Tha Phra Chan (ท่าพระจันทร์, /th/) is a pier on Rattanakosin Island, Bangkok, on the east bank of the Chao Phraya River, in Phra Nakhon District. The pier is beside Thammasat University's campus of the same name. Tha Phra Chan literally means 'moon pier' (tha, 'pier' or 'jetty', phra chan, 'moon'). More broadly, the name also refers to the area around the pier and the university. The area is also known as a marketplace for Thai amulets and astrologers. It is also full of shops, book stores, restaurants, and food stalls.

Tha Phra Chan today used to be the palace of Prince Prachaksinlapakhom (founder of Udon Thani Province) who dedicated the land to the privy purse. Later the area was rented by a ferry company. Its name is derived from Fort Phra Chan (ป้อมพระจันทร์), one of 14 fortifications around the Grand Palace dating to the early Rattanakosin period. These forts and moats were built to protect Bangkok (or Rattanakosin in those days), given their proximity to the Grand Palace and the Chao Phraya River. As time went on, the forts were demolished, but with their names still used for the streets and places around Rattanakosin Island. For Fort Phra Chan, in addition to being the name of the quarter, there is small road in form of soi Phra Chan Road (ถนนพระจันทร์). This road is one of the oldest in Bangkok. On the north side of the road is the wall of the Front Palace, now a wall of Thammasat University, and on the other side is Wat Mahathat Yuwaratrangsarit. The road is sheltered by big Burma padauk trees.

Phra Chan Road used to be longer. Currently, the missing section is the walkway in the middle of Sanam Luang.

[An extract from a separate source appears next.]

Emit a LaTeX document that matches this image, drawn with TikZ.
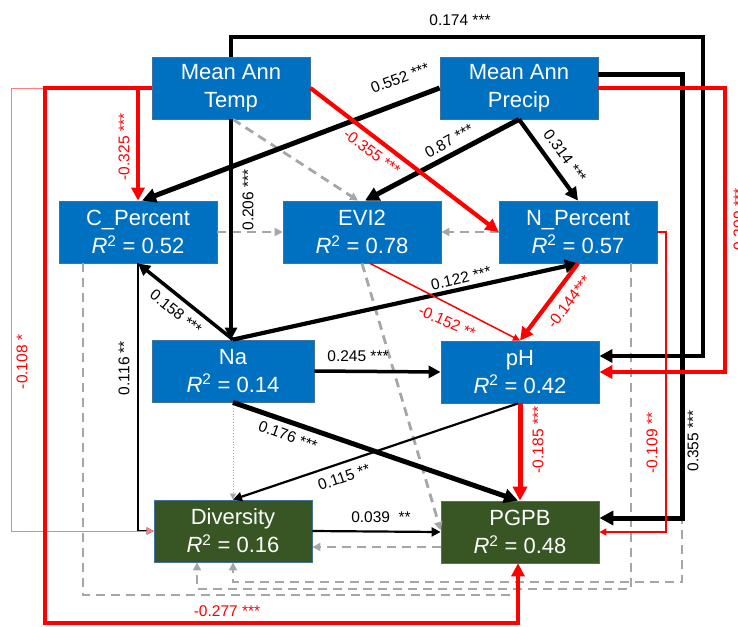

Tha Phra Chan is busy during the day, as its Wang Lang Pier ferries commuters between the Phra Nakhon side (Bangkok) to the Thonburi side (Chao Phraya River west bank). On the opposite side of Tha Phra Chan are found Siriraj Hospital, Wat Rakhang, and the Thon Buri railway station, colloquially known as Bangkok Noi railway station, which is the origin of the Southern Line, including the Kanchanaburi Line, the Death Railway.